STRASBOURG, 24 novembre 2008 (APM) - Des médecins de Bayonne décrivent deux cas de douleurs neuropathiques et d'hyperactivité musculaire qui semblent être associées à des huiles essentielles, dans un poster présenté au congrès de la Société française d'étude et de traitement de la douleur (SFTED) qui s'est déroulé en fin de semaine dernière à Strasbourg.
Le Dr Pierrette Caussade et ses collègues du CH Côte-basque à Bayonne rapportent le cas d'un couple qui a eu recours, à partir de septembre 2006, à des huiles essentielles de romarin et de lavande préparées au Maroc pour traiter une asthénie persistante.
A partir de début 2007, ces deux personnes ont développé des myoclonies et des fasciculations des membres inférieurs, rapportent les médecins dans le résumé de leur poster.
Le mari a interrompu ce traitement en août 2007 et a vu régresser ces troubles. En revanche, son épouse a continué à utiliser ces huiles essentielles, notamment en applications cutanées, quadruplant même la posologie malgré l'apparition de paresthésies à type de grouillements vermiculaires.
En janvier 2008, l'épouse a en outre développé une hyperactivité musculaire et des algies insomniantes qui se sont étendues secondairement aux membres supérieurs.
Le bilan neurologique était dénué d'anomalies anatomiques, électrophysiologiques ou inflammatoires; il n'y avait pas d'arguments en faveur d'une pathologie musculaire. Le diagnostic de syndrome des jambes sans repos a été évoqué et un traitement associant antalgique, antidépresseur, anticonvulsivant et myorelaxant mis en place mais sans succès.

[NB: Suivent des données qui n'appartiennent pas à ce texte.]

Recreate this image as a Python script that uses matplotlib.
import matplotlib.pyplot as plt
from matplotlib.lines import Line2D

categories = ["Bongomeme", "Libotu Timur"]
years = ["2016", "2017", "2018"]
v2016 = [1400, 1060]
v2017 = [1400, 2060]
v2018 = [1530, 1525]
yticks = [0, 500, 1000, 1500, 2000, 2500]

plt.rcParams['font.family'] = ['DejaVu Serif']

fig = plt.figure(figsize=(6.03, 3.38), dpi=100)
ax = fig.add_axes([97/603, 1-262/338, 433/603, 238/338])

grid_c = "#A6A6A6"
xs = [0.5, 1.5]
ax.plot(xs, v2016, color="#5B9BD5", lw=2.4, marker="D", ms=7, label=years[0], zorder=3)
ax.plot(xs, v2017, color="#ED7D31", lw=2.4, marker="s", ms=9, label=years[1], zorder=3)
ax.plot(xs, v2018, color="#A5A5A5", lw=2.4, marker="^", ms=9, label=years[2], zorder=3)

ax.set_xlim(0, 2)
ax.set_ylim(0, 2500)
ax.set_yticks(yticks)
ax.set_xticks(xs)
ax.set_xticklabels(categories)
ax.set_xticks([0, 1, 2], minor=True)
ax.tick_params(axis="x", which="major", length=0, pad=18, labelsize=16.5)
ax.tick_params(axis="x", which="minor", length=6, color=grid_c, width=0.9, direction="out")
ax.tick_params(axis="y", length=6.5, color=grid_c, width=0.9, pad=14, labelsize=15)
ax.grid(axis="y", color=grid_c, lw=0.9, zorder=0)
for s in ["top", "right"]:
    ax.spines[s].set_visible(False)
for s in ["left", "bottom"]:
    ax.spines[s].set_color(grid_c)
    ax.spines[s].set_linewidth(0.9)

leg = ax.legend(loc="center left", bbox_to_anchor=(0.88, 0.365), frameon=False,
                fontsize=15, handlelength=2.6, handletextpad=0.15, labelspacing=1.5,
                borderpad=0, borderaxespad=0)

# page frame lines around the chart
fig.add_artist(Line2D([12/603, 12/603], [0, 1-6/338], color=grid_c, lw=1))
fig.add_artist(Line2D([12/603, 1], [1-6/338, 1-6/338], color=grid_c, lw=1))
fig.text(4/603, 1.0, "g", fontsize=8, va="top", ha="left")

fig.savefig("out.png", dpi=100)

L'hypothèse d'une neurotoxicité des huiles essentielles a donc été soulevée et ce traitement suspendu; en parallèle, les doses de clonazépam ont été réduites.
La symptomatologie a régressé rapidement et au contrôle du sixième mois, la patiente était toujours asymptomatique.
L'absence d'autre étiologie repérée et la disparition des signes à l'interruption de la consommation des huiles essentielles font fortement suspecter la responsabilité de ces substances, commentent les médecins.
Même si la toxicité chronique est peu documentée, les huiles essentielles de lavande et de romarin ont des effets potentiellement neurotoxiques: la fenchone et la pipéritone sont des substances dont le potentiel épileptogène et myélinotoxique a été mis en évidence; en outre, les terpènes sont connus pour favoriser la survenue de crises comitiales chez des patients prédisposés. Cette toxicité est cumulative, rapportent-ils.
Devant l'engouement envers les médecines naturelles et l'automédication croissante, en particulier via internet, le rôle potentiel d'huiles essentielles devrait être évoqué devant des cas inexpliqués de douleurs neuropathiques et d'hyperactivité musculaire et une épreuve de sevrage devrait être instamment requise, concluent les médecins.